Tuesday 7 November 2023

Having my say. Banning marches. Labelling marchers. Language stuff.

After I got rained on coming back from my run yesterday morning, the day mostly improved but with occasional lapses into wet and wild once more. The greatest of the rollers out at sea had calmed down, there were fishermen out on the beach and I saw people walking out to the lighthouse again. During the last few days, such an activity might have seen you blown off the breakwater and onto the ocean. 


In the afternoon yesterday I managed to join in the Italian conversation class on zoom. I had to go down to the foyer of the hotel to have a strong enough wifi signal. This was mostly okay but one of our group kept moaning about extraneous noise whenever anyone spoke to the receptionist at the other end of the foyer. So I kept having to mute myself except for when I actually had something to say - bang goes spontaneity! So it goes. 


It seems there is another pro-peace in Palestine demonstration planned for Saturday in London, which just happens to be Remembrance Day. Consequently the Metropolitan police have been considering banning the march on the grounds that it would be inappropriate. How odd that an appeal for an end to fighting should be deemed inappropriate on a day that celebrates peace and remembers those who died to achieve it.
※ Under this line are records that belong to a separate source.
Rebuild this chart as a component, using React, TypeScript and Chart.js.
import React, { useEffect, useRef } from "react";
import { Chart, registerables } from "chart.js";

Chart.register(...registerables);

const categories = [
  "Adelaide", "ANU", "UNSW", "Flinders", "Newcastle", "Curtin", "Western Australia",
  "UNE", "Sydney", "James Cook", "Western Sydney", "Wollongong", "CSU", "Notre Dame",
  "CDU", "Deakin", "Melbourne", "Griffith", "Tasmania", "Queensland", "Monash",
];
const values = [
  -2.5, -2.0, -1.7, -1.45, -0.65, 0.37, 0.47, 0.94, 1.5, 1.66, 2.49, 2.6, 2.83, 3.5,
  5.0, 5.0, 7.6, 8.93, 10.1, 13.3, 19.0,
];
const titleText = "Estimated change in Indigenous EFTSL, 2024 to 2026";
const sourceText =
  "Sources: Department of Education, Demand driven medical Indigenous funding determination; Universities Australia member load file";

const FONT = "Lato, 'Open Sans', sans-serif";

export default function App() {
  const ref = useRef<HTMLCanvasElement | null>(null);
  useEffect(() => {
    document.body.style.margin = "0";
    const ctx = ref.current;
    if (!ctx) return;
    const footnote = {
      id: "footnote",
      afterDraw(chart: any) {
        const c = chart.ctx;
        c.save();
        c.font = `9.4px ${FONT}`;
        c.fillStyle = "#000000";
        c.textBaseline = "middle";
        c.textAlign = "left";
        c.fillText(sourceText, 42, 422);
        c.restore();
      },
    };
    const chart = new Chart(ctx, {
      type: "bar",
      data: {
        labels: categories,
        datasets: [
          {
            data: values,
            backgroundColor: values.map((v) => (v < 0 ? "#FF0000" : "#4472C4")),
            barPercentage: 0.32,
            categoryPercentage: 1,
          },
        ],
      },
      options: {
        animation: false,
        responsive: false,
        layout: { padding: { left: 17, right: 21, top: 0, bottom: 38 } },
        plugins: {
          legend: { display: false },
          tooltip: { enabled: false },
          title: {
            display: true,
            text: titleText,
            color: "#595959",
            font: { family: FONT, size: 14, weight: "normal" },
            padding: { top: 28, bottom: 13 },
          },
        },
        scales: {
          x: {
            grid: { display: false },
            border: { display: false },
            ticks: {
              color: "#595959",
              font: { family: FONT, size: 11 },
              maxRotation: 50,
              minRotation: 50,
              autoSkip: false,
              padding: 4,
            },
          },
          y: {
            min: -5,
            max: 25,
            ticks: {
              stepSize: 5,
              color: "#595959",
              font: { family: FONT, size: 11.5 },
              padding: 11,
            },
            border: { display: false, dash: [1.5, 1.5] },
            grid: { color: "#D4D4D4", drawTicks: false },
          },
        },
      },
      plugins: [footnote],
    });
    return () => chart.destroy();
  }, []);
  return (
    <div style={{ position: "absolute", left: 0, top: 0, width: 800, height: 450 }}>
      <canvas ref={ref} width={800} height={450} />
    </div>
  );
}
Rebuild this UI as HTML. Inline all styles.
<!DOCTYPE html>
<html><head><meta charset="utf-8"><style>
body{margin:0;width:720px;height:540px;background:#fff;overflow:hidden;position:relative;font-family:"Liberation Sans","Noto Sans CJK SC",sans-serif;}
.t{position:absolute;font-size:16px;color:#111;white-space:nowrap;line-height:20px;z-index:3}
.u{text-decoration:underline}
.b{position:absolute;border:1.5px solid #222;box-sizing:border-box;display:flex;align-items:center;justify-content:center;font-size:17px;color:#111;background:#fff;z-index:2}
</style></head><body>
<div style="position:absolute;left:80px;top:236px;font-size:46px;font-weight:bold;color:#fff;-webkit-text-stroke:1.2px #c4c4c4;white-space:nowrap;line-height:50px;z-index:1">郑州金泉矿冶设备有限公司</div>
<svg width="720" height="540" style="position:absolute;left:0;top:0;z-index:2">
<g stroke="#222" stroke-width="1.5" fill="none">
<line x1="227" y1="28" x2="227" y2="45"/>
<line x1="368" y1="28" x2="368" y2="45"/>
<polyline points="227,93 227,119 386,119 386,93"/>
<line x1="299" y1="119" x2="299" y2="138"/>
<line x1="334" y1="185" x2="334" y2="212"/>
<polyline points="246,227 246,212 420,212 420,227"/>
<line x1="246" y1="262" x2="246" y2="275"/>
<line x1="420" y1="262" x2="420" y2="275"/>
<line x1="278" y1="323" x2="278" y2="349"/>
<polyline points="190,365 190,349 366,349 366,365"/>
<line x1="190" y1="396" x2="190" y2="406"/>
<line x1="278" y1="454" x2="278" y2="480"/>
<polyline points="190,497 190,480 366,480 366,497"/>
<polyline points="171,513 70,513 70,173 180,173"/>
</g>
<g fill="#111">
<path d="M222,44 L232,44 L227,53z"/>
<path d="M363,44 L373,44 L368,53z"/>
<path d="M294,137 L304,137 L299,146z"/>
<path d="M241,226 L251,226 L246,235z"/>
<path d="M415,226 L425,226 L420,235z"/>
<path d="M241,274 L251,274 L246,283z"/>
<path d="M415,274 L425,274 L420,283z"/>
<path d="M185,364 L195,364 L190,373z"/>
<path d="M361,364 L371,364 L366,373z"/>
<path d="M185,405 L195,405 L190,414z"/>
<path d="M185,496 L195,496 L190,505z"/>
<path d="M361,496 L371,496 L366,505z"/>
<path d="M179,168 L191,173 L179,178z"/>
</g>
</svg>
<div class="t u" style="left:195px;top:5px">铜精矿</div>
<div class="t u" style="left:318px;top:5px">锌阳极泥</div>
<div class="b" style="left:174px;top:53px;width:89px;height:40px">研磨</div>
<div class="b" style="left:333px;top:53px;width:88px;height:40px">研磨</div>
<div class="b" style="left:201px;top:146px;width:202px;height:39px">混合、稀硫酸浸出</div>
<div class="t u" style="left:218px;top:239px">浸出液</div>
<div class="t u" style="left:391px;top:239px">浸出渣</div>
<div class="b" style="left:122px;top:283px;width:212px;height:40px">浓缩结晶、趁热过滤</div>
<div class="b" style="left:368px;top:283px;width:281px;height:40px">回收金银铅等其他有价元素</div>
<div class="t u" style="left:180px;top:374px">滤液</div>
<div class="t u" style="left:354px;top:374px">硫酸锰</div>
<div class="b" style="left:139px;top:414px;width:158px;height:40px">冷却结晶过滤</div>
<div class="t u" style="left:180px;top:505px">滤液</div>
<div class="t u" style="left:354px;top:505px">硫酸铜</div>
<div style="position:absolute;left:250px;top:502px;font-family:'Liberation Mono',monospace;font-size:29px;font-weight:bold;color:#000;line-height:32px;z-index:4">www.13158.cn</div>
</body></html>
The ever-compassionate Suella Braverman apparently said, “The hate marchers need to understand that decent British people have had enough of these displays of thuggish intimidation and extremism.” It seems to me that an awful lot of people are being wrongly labeled as “hate marchers” and “thugs”. 


Now, something less serious. When we were university students one of our professors went on and on about Received Pronunciation, standard English in other words, the “correct” way of saying things. Now it seems that standard English is disappearing, replaced by MLE, Multicultural London English, the dialect of young ethnic minority people in London and the south-east of England, popularised by grime music and TV shows. MLE has risen in line with the decline of the accent that hitherto distinguished working-class Londoners: cockney. Most working-class, young, white British people in southern England today either speak MLE or the accent that characterises working-class white people in Essex and Hertfordshire: estuary English. Young footballers who originate from other countries speak it perfectly. 


And although it has not yet replaced the Northern English accents, I hear traces of it. The letters “th” as in “think” and “this” become “f” and “v” - our own Granddaughter Number Two does it, and then maintains that she is physically incapable of saying anything different.  And please don’t get me started on the demise of the letter “t”, replaced by the glottal stop, as in “li’’le bo’’le” for “little bottle”. Even some BBC presenters cannot say “t” in the middle of a word. So much for BBC english!  I despair!


Life goes on. Stay safe and well, everyone!